The above list, however, is not exhaustive. For instance, 'Temporary Remote Desktop files' and 'Temporary Sync Files' may appear only under certain computer configurations, differences such as Windows Operating System and use of additional programs such as Remote Desktop. The option of removing hibernation data may not be ideal for some users as this may remove the hibernate option.

Aside from removing unnecessary files, users also have the option of compressing files that have not been accessed over a set period of time. This option provides a systematic compression scheme. Infrequently accessed files are compressed to free up disk space while leaving the frequently used files uncompressed for faster read/write access times. If after file compression, a user wishes to access a compressed file, the access times may be increased and vary from system to system.

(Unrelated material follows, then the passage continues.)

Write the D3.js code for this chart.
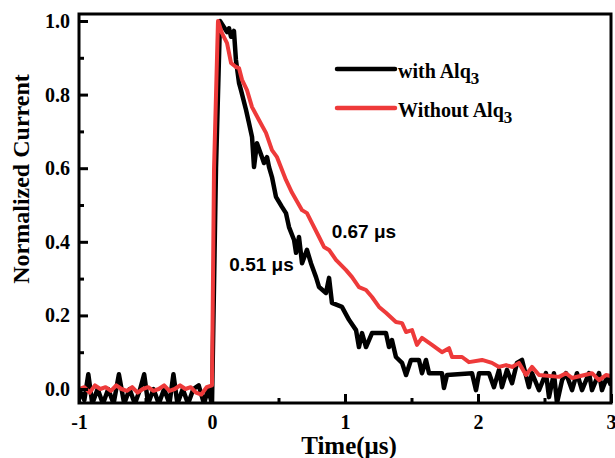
<!DOCTYPE html>
<html><head><meta charset="utf-8">
<script src="https://cdn.jsdelivr.net/npm/d3@7"></script>
<style>html,body{margin:0;padding:0;background:#fff;}svg{display:block;}</style>
</head><body>
<svg id="chart" width="615" height="458"></svg>
<script>
// ---- data ----
const timeBlack = [-1.00,-0.96,-0.93,-0.90,-0.86,-0.82,-0.78,-0.74,-0.70,-0.66,-0.62,-0.58,-0.54,-0.51,-0.48,-0.44,-0.40,-0.36,-0.32,-0.29,-0.26,-0.22,-0.18,-0.14,-0.10,-0.06,-0.03,0.00,
  0.03,0.06,0.113,0.128,0.143,0.165,0.18,0.203,0.218,0.256,0.278,0.301,0.316,0.338,0.376,0.391,0.414,0.429,0.451,0.481,0.526,0.556,0.579,0.617,0.632,0.654,0.677,0.714,0.744,0.782,0.805,0.857,0.88,0.902,0.977,1.03,1.083,1.105,1.128,1.158,1.203,1.308,1.331,1.353,1.383,1.429,1.459,1.496,1.556,1.579,1.609,1.632,1.729,1.744,1.767,1.955,1.985,2.008,2.083,2.12,2.158,2.18,2.218,2.256,2.293,2.331,2.383,2.406,2.459,2.511,2.534,2.571,2.594,2.632,2.662,2.707,2.744,2.782,2.835,2.857,2.91,2.932,2.97,3.0];
const currentBlack = [0.00,-0.03,0.04,-0.04,0.00,-0.04,0.00,-0.04,0.04,-0.04,0.00,-0.04,0.00,0.04,-0.04,0.00,-0.04,0.00,-0.04,0.04,-0.04,0.00,-0.04,0.00,0.01,-0.04,0.00,-0.04,
  0.60,1.00,0.97,0.98,0.957,0.973,0.894,0.832,0.812,0.758,0.723,0.685,0.603,0.668,0.63,0.614,0.63,0.603,0.576,0.522,0.495,0.478,0.44,0.405,0.37,0.413,0.342,0.378,0.342,0.304,0.277,0.261,0.302,0.234,0.223,0.188,0.16,0.114,0.152,0.114,0.152,0.152,0.114,0.133,0.087,0.071,0.038,0.079,0.079,0.043,0.079,0.043,0.043,0.003,0.038,0.043,-0.003,0.043,0.043,0.005,0.052,0.005,0.052,0.016,0.071,0.079,0.005,0.043,-0.003,0.043,-0.022,0.043,-0.038,0.024,0.043,-0.003,0.043,-0.003,0.043,-0.003,0.043,-0.003,0.033,0.01];

const timeRed = [-1.00,-0.96,-0.92,-0.88,-0.84,-0.80,-0.76,-0.72,-0.68,-0.64,-0.60,-0.56,-0.52,-0.48,-0.44,-0.40,-0.36,-0.32,-0.28,-0.24,-0.20,-0.16,-0.12,-0.08,-0.04,0.00,
  0.015,0.045,0.075,0.113,0.143,0.18,0.203,0.226,0.263,0.301,0.353,0.406,0.451,0.489,0.556,0.602,0.677,0.714,0.752,0.805,0.842,0.88,0.932,1.008,1.053,1.105,1.158,1.203,1.256,1.308,1.383,1.429,1.459,1.504,1.541,1.579,1.654,1.729,1.782,1.805,1.88,1.932,2.03,2.105,2.158,2.211,2.256,2.308,2.361,2.406,2.459,2.609,2.662,2.707,2.857,2.91,2.962,3.0];
const currentRed = [0.00,0.005,-0.01,0.01,0.00,0.005,-0.005,0.01,0.00,-0.005,0.005,-0.01,0.00,0.005,-0.005,0.00,0.01,-0.005,0.00,0.01,0.00,0.005,-0.01,-0.015,0.005,0.01,
  0.595,1.00,0.967,0.94,0.886,0.875,0.872,0.84,0.812,0.766,0.731,0.696,0.649,0.63,0.568,0.533,0.486,0.478,0.451,0.413,0.386,0.378,0.351,0.323,0.304,0.277,0.269,0.25,0.223,0.207,0.182,0.179,0.155,0.16,0.12,0.139,0.12,0.10,0.111,0.087,0.087,0.073,0.079,0.071,0.06,0.065,0.06,0.071,0.038,0.06,0.038,0.033,0.043,0.03,0.043,0.024,0.038,0.035];

const xMajorTicks = [-1, 0, 1, 2, 3];
const xTickLabels = ["-1", "0", "1", "2", "3"];
const xMinorTicks = [-0.5, 0.5, 1.5, 2.5];
const yMajorTicks = [0.0, 0.2, 0.4, 0.6, 0.8, 1.0];
const yTickLabels = ["0.0", "0.2", "0.4", "0.6", "0.8", "1.0"];
const yMinorTicks = [0.1, 0.3, 0.5, 0.7, 0.9];
const seriesNames = ["with Alq", "Without Alq"];
const annotations = [{text: "0.51 μs", t: 0.13, v: 0.32}, {text: "0.67 μs", t: 0.90, v: 0.41}];

// ---- layout ----
const svg = d3.select("#chart");
const pLeft = 79, pRight = 611, pTop = 14, pBottom = 403;
const x = d3.scaleLinear().domain([-1, 3]).range([pLeft, pRight]);
const y = d3.scaleLinear().domain([-0.038, 1.019]).range([pBottom, pTop]);
const serif = "'Liberation Serif','Times New Roman',serif";
const sans = "'Liberation Sans',Arial,sans-serif";

svg.append("clipPath").attr("id", "clip").append("rect")
  .attr("x", pLeft).attr("y", pTop).attr("width", pRight - pLeft).attr("height", pBottom - pTop);

const line = d3.line().x(d => x(d[0])).y(d => y(d[1]));
const blackData = timeBlack.map((t, i) => [t, currentBlack[i]]);
const redData = timeRed.map((t, i) => [t, currentRed[i]]);

const plot = svg.append("g").attr("clip-path", "url(#clip)");
plot.append("path").datum(blackData).attr("d", line)
  .attr("fill", "none").attr("stroke", "#000").attr("stroke-width", 4.5).attr("stroke-linejoin", "round");
plot.append("path").datum(redData).attr("d", line)
  .attr("fill", "none").attr("stroke", "#ee3a3a").attr("stroke-width", 4).attr("stroke-linejoin", "round");

// axes
const xAxis = d3.axisBottom(x).tickValues(xMajorTicks).tickFormat((d, i) => xTickLabels[i])
  .tickSizeInner(-9).tickSizeOuter(0).tickPadding(12);
const gx = svg.append("g").attr("transform", `translate(0,${pBottom})`).call(xAxis);
const gxm = svg.append("g").attr("transform", `translate(0,${pBottom})`)
  .call(d3.axisBottom(x).tickValues(xMinorTicks).tickFormat("").tickSizeInner(-5).tickSizeOuter(0));
const yAxis = d3.axisLeft(y).tickValues(yMajorTicks).tickFormat((d, i) => yTickLabels[i])
  .tickSizeInner(-9).tickSizeOuter(0).tickPadding(9);
const gy = svg.append("g").attr("transform", `translate(${pLeft},0)`).call(yAxis);
const gym = svg.append("g").attr("transform", `translate(${pLeft},0)`)
  .call(d3.axisLeft(y).tickValues(yMinorTicks).tickFormat("").tickSizeInner(-5).tickSizeOuter(0));
[gx, gxm, gy, gym].forEach(g => {
  g.select(".domain").remove();
  g.selectAll(".tick line").attr("stroke", "#000").attr("stroke-width", 3);
  g.selectAll("text").attr("fill", "#000").style("font-family", serif)
    .style("font-weight", "bold").style("font-size", "20px");
});

// frame
svg.append("rect").attr("x", pLeft).attr("y", pTop).attr("width", pRight - pLeft).attr("height", pBottom - pTop)
  .attr("fill", "none").attr("stroke", "#000").attr("stroke-width", 3);

// titles
svg.append("text").attr("x", (pLeft + pRight) / 2 + 4).attr("y", 454).attr("text-anchor", "middle")
  .style("font-family", serif).style("font-weight", "bold").style("font-size", "25px").text("Time(μs)");
svg.append("text").attr("transform", "translate(29,179) rotate(-90)").attr("text-anchor", "middle")
  .style("font-family", serif).style("font-weight", "bold").style("font-size", "24px").text("Normalized Current");

// legend
const legendColors = ["#000", "#ee3a3a"];
seriesNames.forEach((name, i) => {
  const ly = 69 + i * 39;
  svg.append("line").attr("x1", 337).attr("x2", 395).attr("y1", ly).attr("y2", ly)
    .attr("stroke", legendColors[i]).attr("stroke-width", 4.5).attr("stroke-linecap", "round");
  const t = svg.append("text").attr("x", 398).attr("y", ly + 9)
    .style("font-family", serif).style("font-weight", "bold").style("font-size", "20px");
  t.append("tspan").text(name);
  t.append("tspan").attr("dy", 6).style("font-size", "17px").text("3");
});

// annotations
annotations.forEach(a => {
  svg.append("text").attr("x", x(a.t)).attr("y", y(a.v))
    .style("font-family", sans).style("font-weight", "bold").style("font-size", "19px").text(a.text);
});
</script>
</body></html>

In addition to the categories that appear on the Disk Cleanup tab, the More Options tab offers additional options for freeing up hard drive space through removal of optional Windows components, installed programs, and all but the most recent System Restore point or Shadow Copy data in some versions of Microsoft Windows.

== Storage Sense ==

Starting with Windows 10 version 1803, Microsoft integrated some of Disk Cleanup's capabilities into the Settings app. Dubbed Storage Sense, this new tool can automatically run when the disk space becomes scarce. In Windows 11, this tool was subsumed under "Cleanup recommendations" as an 'easy to use' alternative to Disk Cleanup, replacing Storage Sense.

Despite the new additions to Windows, Disk Cleanup remained with Windows. As of 2024, it is not marked as deprecated.